During DeStefano's 20-year tenure, which largely coincided with that of Yale president Richard Levin, New Haven and Yale worked more in synch than in years past. The Democratic mayoral primary tussles in 1977 and 1979 between Yale-educated Frank Logue and former police chief Biagio "Ben" DiLieto - each won once - reflected that schism, although DiLieto strove to improve relations with Yale during his five two-year terms.

DeStefano and Yale have collaborated on downtown revitalization, a science park and the redevelopment of state Route 34 to enhance biotech growth.

Ballard Spahr's Rhodes said cities should understand that nonprofits can contribute in other ways, such as redevelopment incentives. Long-term capital projects, for example, could produce indirect income through construction fees.

Rhodes warned cities not to scare away nonprofits.

"It's easy to say they don't pay real estate taxes but they get police and fire protection. No doubt they get a better deal, but not every nonprofit is in the same situation," he said.

Moody's, in a special commentary in 2012, said increased PILOT revenue poses long-term risks for some local governments because they could impair jobs-intensive capital projects and even encourage them to relocate.

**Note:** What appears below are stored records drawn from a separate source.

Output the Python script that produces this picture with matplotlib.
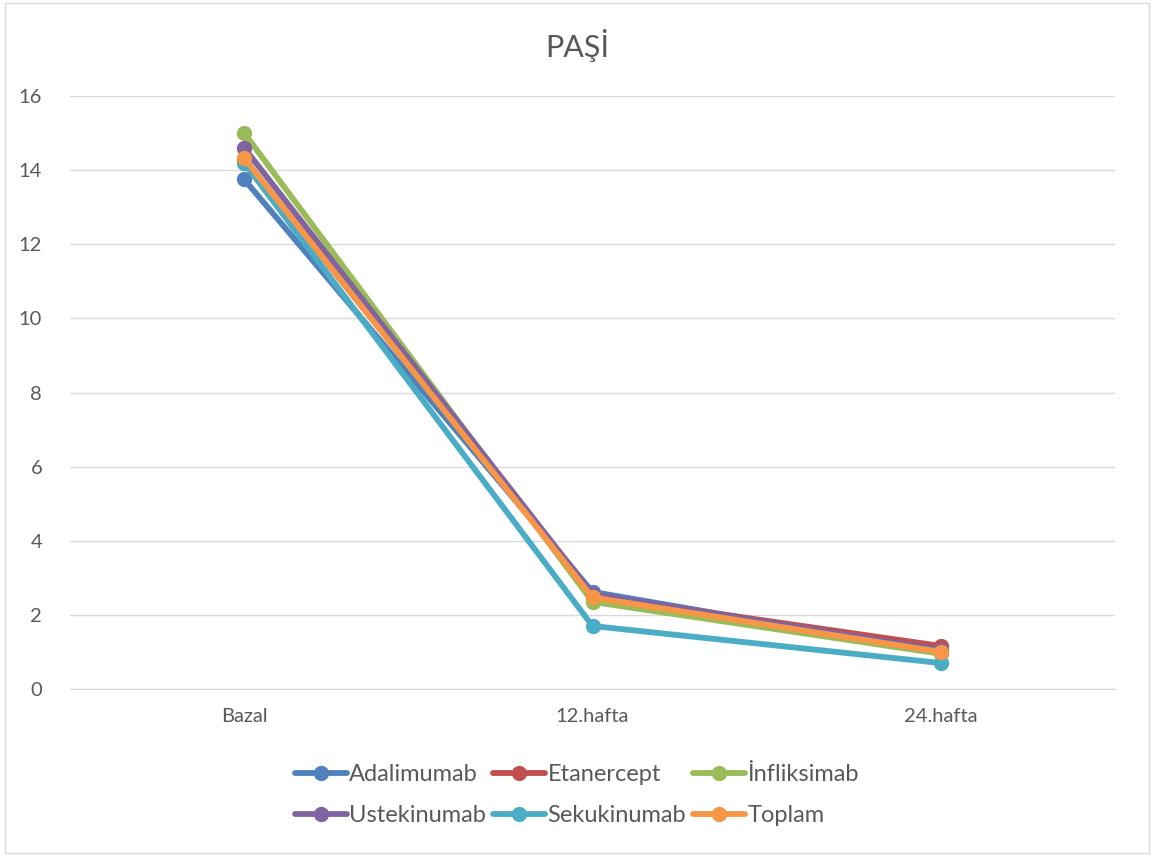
import matplotlib
matplotlib.use("Agg")
import matplotlib.pyplot as plt
from matplotlib.patches import Rectangle

plt.rcParams['font.family'] = ['Lato', 'DejaVu Sans']

categories = ["Bazal", "12.hafta", "24.hafta"]
series_names = ["Adalimumab", "Etanercept", "İnfliksimab", "Ustekinumab", "Sekukinumab", "Toplam"]
adalimumab = [13.75, 2.62, 1.00]
etanercept = [14.30, 2.52, 1.16]
infliksimab = [15.00, 2.35, 0.95]
ustekinumab = [14.60, 2.56, 1.05]
sekukinumab = [14.20, 1.70, 0.70]
toplam = [14.32, 2.47, 1.00]
values = [adalimumab, etanercept, infliksimab, ustekinumab, sekukinumab, toplam]
colors = ["#4F81BD", "#C0504D", "#9BBB59", "#8064A2", "#4BACC6", "#F79646"]
yticks = [0, 2, 4, 6, 8, 10, 12, 14, 16]

fig = plt.figure(figsize=(11.54, 8.56), dpi=100)
fig.patches.append(Rectangle((0.004, 0.004), 0.992, 0.992, transform=fig.transFigure,
                             fill=False, edgecolor="#D9D9D9", linewidth=1))
ax = fig.add_axes([70/1154, 1-689/856, (1115-70)/1154, (689-96)/856])

x = list(range(len(categories)))
handles = []
for name, vals, c in zip(series_names, values, colors):
    h, = ax.plot(x, vals, color=c, linewidth=4.2, marker='o', markersize=10,
                 solid_capstyle='round', label=name)
    handles.append(h)

ax.set_xlim(-0.5, 2.5)
ax.set_ylim(0, 16)
ax.set_yticks(yticks)
ax.set_xticks(x)
ax.set_xticklabels(categories)
ax.grid(axis='y', color="#D9D9D9", linewidth=1)
ax.set_axisbelow(True)
for s in ["top", "right", "left"]:
    ax.spines[s].set_visible(False)
ax.spines["bottom"].set_color("#D9D9D9")
ax.tick_params(axis='both', length=0, colors="#595959", labelsize=14.5)
ax.tick_params(axis='y', pad=20)
ax.tick_params(axis='x', pad=14)

fig.text(0.5, 1-45/856, "PAŞİ", ha='center', va='center', fontsize=22, color="#595959")

order = [0, 3, 1, 4, 2, 5]
leg = fig.legend([handles[i] for i in order], [series_names[i] for i in order],
                 ncol=3, loc='center', bbox_to_anchor=(0.5, 1-795/856),
                 frameon=False, fontsize=17, handlelength=2.2, columnspacing=0.3,
                 handletextpad=0.1, labelspacing=0.85, labelcolor="#595959")

fig.savefig("out.png", dpi=100)
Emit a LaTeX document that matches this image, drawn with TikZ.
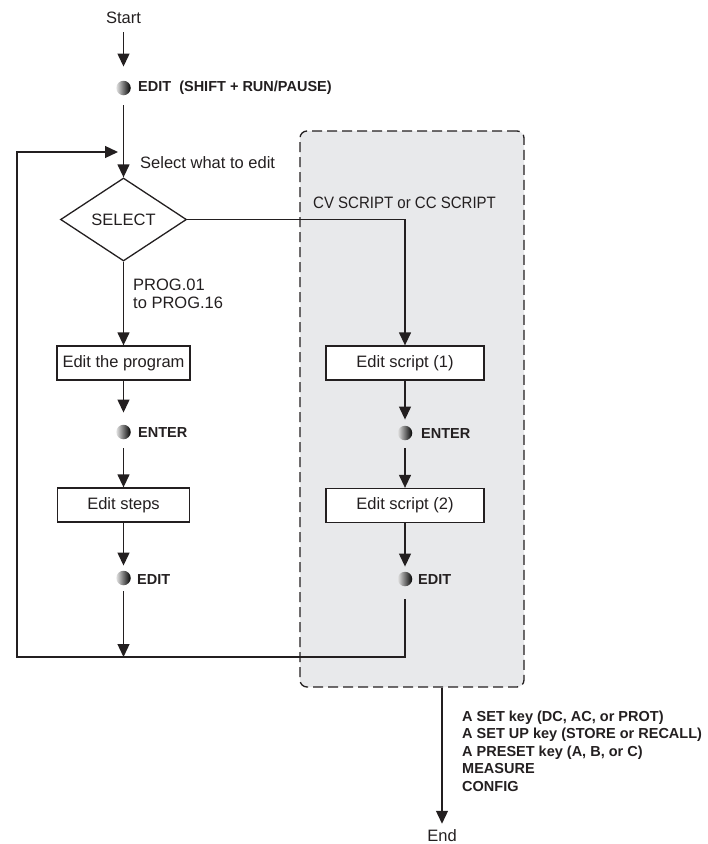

In Boston's case, Moody's, which rates the city Aaa, called the willingness of nonprofits to increase payments a credit positive for the city and surrounding governments, citing stagnant property tax revenues, state-imposed property tax caps and a high volume tax appeals.

Also in Massachusetts, Worcester and Boston suburbs Newton and Framingham have taken steps to increase voluntary payments.